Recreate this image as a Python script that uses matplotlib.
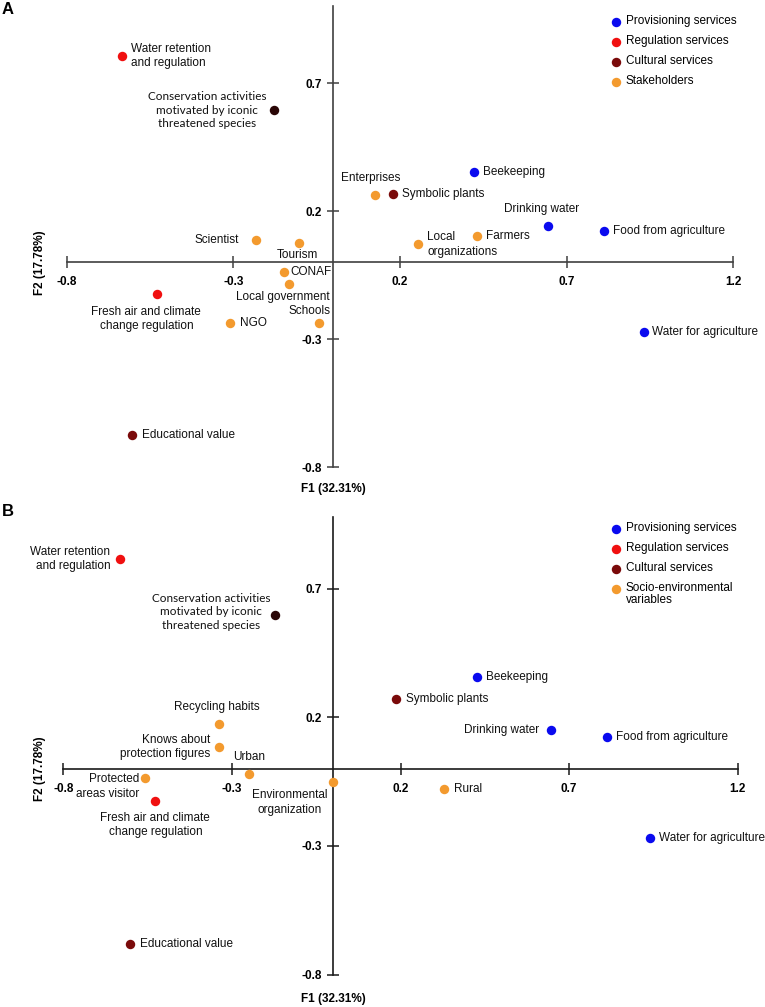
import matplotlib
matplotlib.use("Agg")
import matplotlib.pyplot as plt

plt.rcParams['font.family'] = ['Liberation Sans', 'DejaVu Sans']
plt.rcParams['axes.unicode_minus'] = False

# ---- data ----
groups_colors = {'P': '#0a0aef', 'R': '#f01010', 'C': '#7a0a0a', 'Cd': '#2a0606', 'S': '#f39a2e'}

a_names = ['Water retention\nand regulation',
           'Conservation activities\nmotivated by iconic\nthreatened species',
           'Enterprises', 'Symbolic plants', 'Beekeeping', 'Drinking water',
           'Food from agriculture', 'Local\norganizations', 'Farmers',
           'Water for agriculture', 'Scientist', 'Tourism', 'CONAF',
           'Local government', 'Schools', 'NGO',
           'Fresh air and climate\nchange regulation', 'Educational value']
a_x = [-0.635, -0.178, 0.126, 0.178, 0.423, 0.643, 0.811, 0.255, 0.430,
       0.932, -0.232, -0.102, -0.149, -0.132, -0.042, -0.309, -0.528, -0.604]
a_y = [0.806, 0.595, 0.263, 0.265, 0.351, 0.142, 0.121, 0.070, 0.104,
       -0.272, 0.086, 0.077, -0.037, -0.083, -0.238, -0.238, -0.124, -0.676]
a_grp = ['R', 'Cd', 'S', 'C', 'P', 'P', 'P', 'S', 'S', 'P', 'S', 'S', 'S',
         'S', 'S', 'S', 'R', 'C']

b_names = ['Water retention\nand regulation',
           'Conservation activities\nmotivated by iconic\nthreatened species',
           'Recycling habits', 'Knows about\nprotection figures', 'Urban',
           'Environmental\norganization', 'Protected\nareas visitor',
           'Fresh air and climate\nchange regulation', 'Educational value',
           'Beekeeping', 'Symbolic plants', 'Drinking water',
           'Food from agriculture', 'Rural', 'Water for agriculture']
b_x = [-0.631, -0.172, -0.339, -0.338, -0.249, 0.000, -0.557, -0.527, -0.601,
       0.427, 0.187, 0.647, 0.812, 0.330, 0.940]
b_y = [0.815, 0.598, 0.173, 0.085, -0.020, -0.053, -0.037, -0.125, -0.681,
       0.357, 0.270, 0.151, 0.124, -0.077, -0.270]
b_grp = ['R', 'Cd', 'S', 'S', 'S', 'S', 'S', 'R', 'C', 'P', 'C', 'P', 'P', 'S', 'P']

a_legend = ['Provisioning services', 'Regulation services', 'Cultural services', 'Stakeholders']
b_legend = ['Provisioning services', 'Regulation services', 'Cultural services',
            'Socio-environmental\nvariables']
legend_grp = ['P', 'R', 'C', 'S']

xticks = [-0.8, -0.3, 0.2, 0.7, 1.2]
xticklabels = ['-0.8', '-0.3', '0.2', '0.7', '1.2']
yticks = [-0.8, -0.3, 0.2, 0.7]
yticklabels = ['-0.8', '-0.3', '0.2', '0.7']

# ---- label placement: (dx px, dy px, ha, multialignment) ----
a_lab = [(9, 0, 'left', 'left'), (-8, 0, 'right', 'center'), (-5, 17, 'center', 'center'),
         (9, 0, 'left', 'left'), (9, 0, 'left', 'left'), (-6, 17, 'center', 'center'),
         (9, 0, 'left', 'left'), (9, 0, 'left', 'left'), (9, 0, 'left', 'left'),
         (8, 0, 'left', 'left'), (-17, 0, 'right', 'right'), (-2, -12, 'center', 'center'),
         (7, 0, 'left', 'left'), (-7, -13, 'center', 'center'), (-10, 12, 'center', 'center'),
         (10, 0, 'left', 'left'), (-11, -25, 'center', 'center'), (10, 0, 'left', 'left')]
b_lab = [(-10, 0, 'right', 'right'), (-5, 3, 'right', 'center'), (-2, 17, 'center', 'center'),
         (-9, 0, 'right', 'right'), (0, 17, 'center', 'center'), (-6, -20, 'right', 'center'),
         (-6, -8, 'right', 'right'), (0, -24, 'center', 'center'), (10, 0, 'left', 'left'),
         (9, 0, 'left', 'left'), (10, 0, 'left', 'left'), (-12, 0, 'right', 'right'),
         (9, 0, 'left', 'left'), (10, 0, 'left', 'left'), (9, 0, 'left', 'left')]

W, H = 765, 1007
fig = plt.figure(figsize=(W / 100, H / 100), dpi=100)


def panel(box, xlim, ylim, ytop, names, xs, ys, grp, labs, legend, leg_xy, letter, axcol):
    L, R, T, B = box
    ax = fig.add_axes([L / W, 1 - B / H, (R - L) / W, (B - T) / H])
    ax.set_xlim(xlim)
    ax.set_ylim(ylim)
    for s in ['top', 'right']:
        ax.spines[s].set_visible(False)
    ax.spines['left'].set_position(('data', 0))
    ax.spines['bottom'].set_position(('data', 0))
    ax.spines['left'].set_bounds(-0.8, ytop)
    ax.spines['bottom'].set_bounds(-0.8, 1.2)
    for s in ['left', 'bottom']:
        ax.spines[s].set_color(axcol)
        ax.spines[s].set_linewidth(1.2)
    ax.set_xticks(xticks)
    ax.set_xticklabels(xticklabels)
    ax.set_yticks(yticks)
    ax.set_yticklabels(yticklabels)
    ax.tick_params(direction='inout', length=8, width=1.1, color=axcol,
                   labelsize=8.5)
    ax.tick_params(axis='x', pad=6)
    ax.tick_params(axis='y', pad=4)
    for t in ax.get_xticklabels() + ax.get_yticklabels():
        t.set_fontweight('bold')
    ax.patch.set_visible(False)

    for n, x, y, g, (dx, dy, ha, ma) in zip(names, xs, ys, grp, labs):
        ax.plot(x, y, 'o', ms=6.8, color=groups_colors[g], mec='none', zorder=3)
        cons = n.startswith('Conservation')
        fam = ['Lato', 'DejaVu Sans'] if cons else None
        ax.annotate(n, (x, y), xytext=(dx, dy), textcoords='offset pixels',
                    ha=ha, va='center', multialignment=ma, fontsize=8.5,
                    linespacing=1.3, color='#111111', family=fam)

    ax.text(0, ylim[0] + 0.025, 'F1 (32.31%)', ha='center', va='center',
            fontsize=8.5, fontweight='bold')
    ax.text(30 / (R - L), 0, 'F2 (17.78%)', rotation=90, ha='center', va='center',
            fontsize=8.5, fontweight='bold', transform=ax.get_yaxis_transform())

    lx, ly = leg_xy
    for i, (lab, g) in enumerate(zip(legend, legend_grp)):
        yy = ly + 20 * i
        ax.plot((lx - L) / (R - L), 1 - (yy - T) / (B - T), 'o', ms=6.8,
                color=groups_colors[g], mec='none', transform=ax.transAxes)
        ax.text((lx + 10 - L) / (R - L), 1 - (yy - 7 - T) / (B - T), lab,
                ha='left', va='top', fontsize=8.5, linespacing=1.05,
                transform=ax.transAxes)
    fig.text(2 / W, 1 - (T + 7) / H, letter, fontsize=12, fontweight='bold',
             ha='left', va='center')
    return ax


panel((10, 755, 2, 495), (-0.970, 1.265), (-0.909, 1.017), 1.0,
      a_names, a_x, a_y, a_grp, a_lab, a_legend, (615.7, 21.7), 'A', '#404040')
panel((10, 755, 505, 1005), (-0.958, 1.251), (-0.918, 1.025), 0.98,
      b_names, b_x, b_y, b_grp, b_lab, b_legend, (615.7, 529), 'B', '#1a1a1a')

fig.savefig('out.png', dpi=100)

> **WRITTEN TASK**: Identify and list each line with the word "matplotlib".

> **EXERCISE RESPONSE**:
Recreate this image as a Python script that uses matplotlib.
import matplotlib
matplotlib.use("Agg")
import matplotlib.pyplot as plt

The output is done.